Single-cell parasites co-opt 'ready-made' genes from host: UBC research

Published: Wednesday, July 18, 2012 - 20:05 in Biology & Nature

Two species of single-cell parasites have co-opted "ready-made" genes from their hosts that in turn help them exploit their hosts, according to a new study by University of British Columbia and University of Ottawa researchers. Part of a group of parasitic microbes called microsporidia, Encephalitozoon hellem and Encephalitozoon romaleae are related to fungi and are commonly found in the intestines of vertebrates. In humans, they are associated with people with immune deficiencies.

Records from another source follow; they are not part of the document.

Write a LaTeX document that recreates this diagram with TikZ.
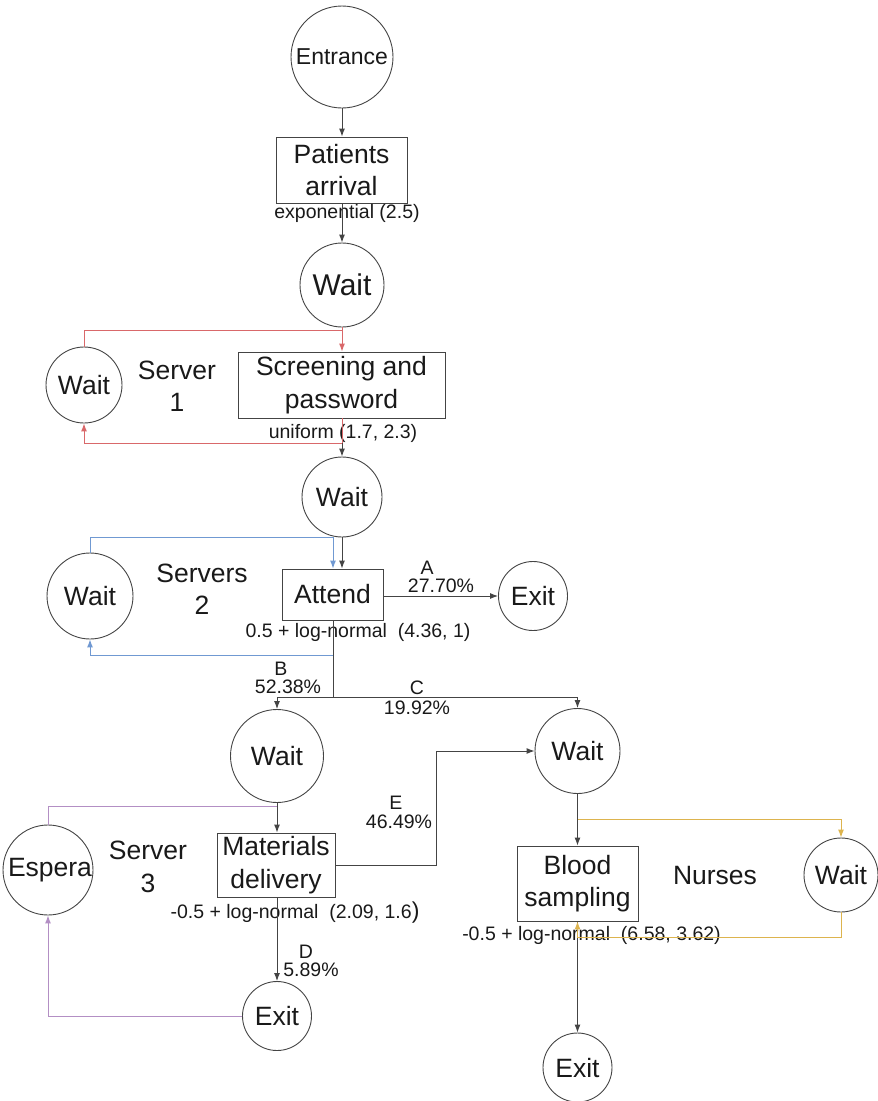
\documentclass[tikz,border=0pt]{standalone}
\usepackage{fontspec}
\setmainfont{Liberation Sans}
\usetikzlibrary{arrows.meta}
\definecolor{linegray}{HTML}{444444}
\definecolor{redln}{HTML}{D9686A}
\definecolor{blueln}{HTML}{7099D2}
\definecolor{purpleln}{HTML}{B38FC4}
\definecolor{yellowln}{HTML}{DDB44E}
\begin{document}
\begin{tikzpicture}[x=1pt,y=-1pt,
  every node/.style={inner sep=0pt, text=black!90},
  big/.style={font=\fontsize{26.5}{32.5}\selectfont, align=center},
  lbl/.style={font=\fontsize{19.5}{22}\selectfont},
  pct/.style={font=\fontsize{19.5}{18}\selectfont, align=center},
  circ/.style={circle, draw=linegray, line width=0.9pt, big},
  boxn/.style={rectangle, draw=linegray, line width=0.9pt, big},
  conn/.style={draw=linegray, line width=1pt},
  arr/.style={-{Latex[length=8,width=6]}},
]
\useasboundingbox (0,0) rectangle (878,1101);

% ---- nodes ----
\node[circ, minimum size=102, font=\fontsize{23}{27}\selectfont] (entr) at (342,57) {Entrance};
\node[boxn, minimum width=131, minimum height=66] (arrival) at (341.5,170) {Patients\\arrival};
\node[lbl] (expl) at (347,213) {exponential (2.5)};
\node[circ, minimum size=84, font=\fontsize{30}{34}\selectfont] (w1) at (342,285) {Wait};
\node[circ, minimum size=76] (wl1) at (84,385) {Wait};
\node[big] (srv1) at (177,386) {Server\\1};
\node[boxn, minimum width=207, minimum height=66] (screen) at (341.5,385) {Screening and\\password};
\node[lbl] (unil) at (343,433) {uniform (1.7, 2.3)};
\node[circ, minimum size=80] (w2) at (342,497) {Wait};
\node[circ, minimum size=86] (wl2) at (90,596) {Wait};
\node[big] (srv2) at (202,589) {Servers\\2};
\node[boxn, minimum width=101, minimum height=51] (attend) at (332.5,594.5) {Attend};
\node[circ, minimum size=69] (exA) at (533,596) {Exit};
\node[pct] (la) at (441,577) {\hspace*{-28pt}A\\27.70\%};
\node[lbl] (attl) at (358,632) {0.5 + log-normal\ \ (4.36, 1)};
\node[pct] (lb) at (288,678) {\hspace*{-14pt}B\\52.38\%};
\node[pct] (lc) at (417,698) {C\\[2pt]19.92\%};
\node[circ, minimum size=93] (w3) at (277,756) {Wait};
\node[circ, minimum size=85] (w4) at (577.5,751) {Wait};
\node[pct] (le) at (399,812) {\hspace*{-6pt}E\\[1pt]46.49\%};
\node[circ, minimum size=90] (espera) at (48,870) {};
\node[big] (esperat) at (50,870) {Espera};
\node[big] (srv3) at (148,867) {Server\\3};
\node[boxn, minimum width=118, minimum height=64] (mat) at (276,865) {Materials\\delivery};
\node[lbl] (matl) at (295,913) {-0.5 + log-normal\ \ (2.09, 1.6\fontsize{23}{24}\selectfont)};
\node[pct] (ld) at (311,961) {\hspace*{-10pt}D\\5.89\%};
\node[circ, minimum size=69] (exD) at (277,1016) {Exit};
\node[boxn, minimum width=121, minimum height=75] (blood) at (577.5,883.5) {Blood\\sampling};
\node[big] (nurses) at (715,876) {Nurses};
\node[circ, minimum size=74] (wr) at (841,875) {Wait};
\node[lbl] (bldl) at (591.5,935) {-0.5 + log-normal\ \ (6.58, 3.62)};
\node[circ, minimum size=69] (exB) at (577.5,1067.5) {Exit};

% ---- junction points ----
\coordinate (rj) at (342,330);
\coordinate (rb) at (342,443);
\coordinate (bj) at (333,537);
\coordinate (ab) at (333,655);
\coordinate (br) at (333,697);
\coordinate (pj) at (277,806);
\coordinate (yj) at (577.5,819);
\coordinate (yb) at (577.5,937);

% ---- main flow ----
\draw[conn, arr] (entr.south) -- (arrival.north -| entr.south);
\draw[conn, arr] (arrival.south -| w1.north) -- (w1.north);

% server 1 loop (red)
\draw[conn, draw=redln] (w1.south) -- (rj) -| (wl1.north);
\draw[conn, draw=redln, arr] (rj) -- (screen.north -| rj);
\draw[conn, draw=redln, arr] (screen.south -| rb) -- (rb) -| (wl1.south);
\draw[conn, arr] (rb) -- (w2.north);

% servers 2 loop (blue)
\draw[conn, draw=blueln, arr] (wl2.north) |- (bj) -- (bj |- attend.north);
\draw[conn, arr] (w2.south) -- (w2.south |- attend.north);
\draw[conn, arr] (attend.east |- exA.west) -- (exA.west);
\draw[conn] (attend.south -| br) -- (br);
\draw[conn, draw=blueln, arr] (ab) -| (wl2.south);

% branches B and C
\draw[conn, arr] (br) -| (w3.north);
\draw[conn, arr] (br) -| (w4.north);

% server 3 (purple)
\draw[conn, draw=purpleln] (pj) -| (espera.north);
\draw[conn, arr] (w3.south) -- (mat.north -| w3.south);
\draw[conn, arr] (mat.east) -- ++(101,0) |- (w4.west);
\draw[conn, arr] (mat.south -| exD.north) -- (exD.north);
\draw[conn, draw=purpleln, arr] (exD.west) -| (espera.south);

% nurses (yellow)
\draw[conn, arr] (w4.south) -- (blood.north);
\draw[conn, draw=yellowln, arr] (yj) -| (wr.north);
\draw[conn, arr] (blood.south) -- (exB.north);
\draw[conn, draw=yellowln, arr] (wr.south) |- (yb) -- (blood.south);
\end{tikzpicture}
\end{document}
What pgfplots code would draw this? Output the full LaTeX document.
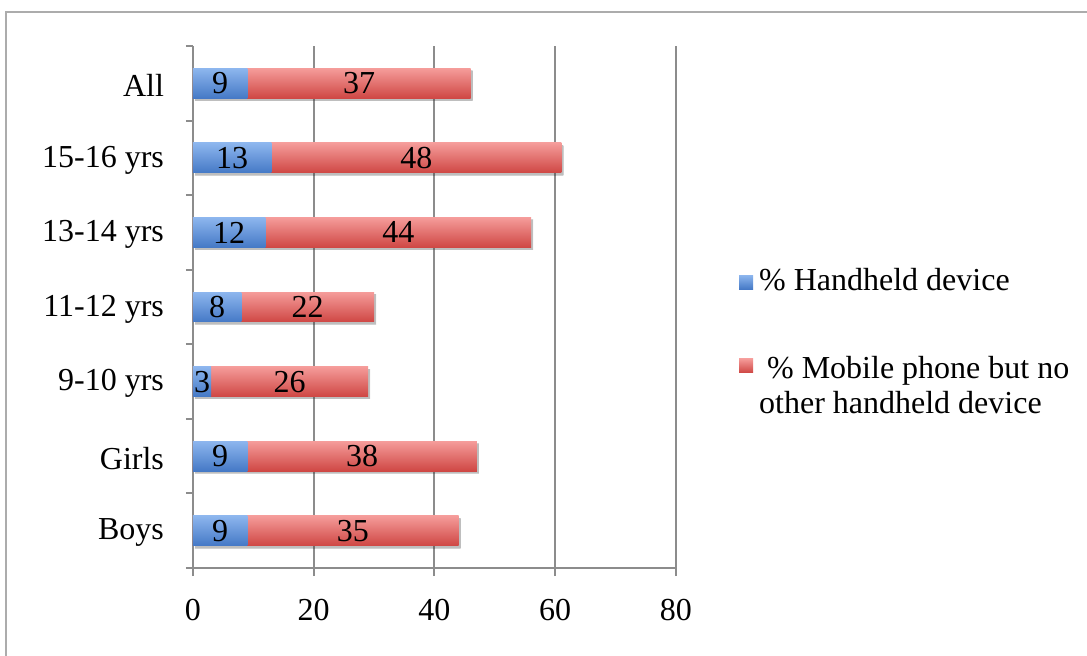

The research team identified six genes in these parasites that were not found in any other microsporidian. Rather than the slow process of inheriting individual genes, E. hellem and E. romaleae have acquired a suite of genes that produce folate, a form of folic acid that helps cell division and growth.

Details are published this week in the online journal PNAS Early Edition.

"With their tiny, reduced genomes, microsporidia are models for gene loss," says lead author Patrick Keeling, a professor in UBC's Dept. of Botany.

"These parasites have undergone massive genome reductions and are literally infection machines -- they only kept genes that are essential for survival."

"But here we found two species have actually acquired new genes that work together to make an essential nutrient that the parasites would otherwise have to steal from their host -- opening up new tissues or even new hosts as targets for infection," says Keeling, director of the Centre for Microbial Diversity and Evolution and a member of Beaty Biodiversity Research Centre at UBC.

The process of horizontal gene transfer -- the ability to acquire ready-made genes with specific functions from foreign genomes -- is an important but often overlooked mechanism of evolution, according to Keeling. "It helps explain the relatively rapid evolution of these tiny organisms and their ability to infect and live off of a wide variety of hosts."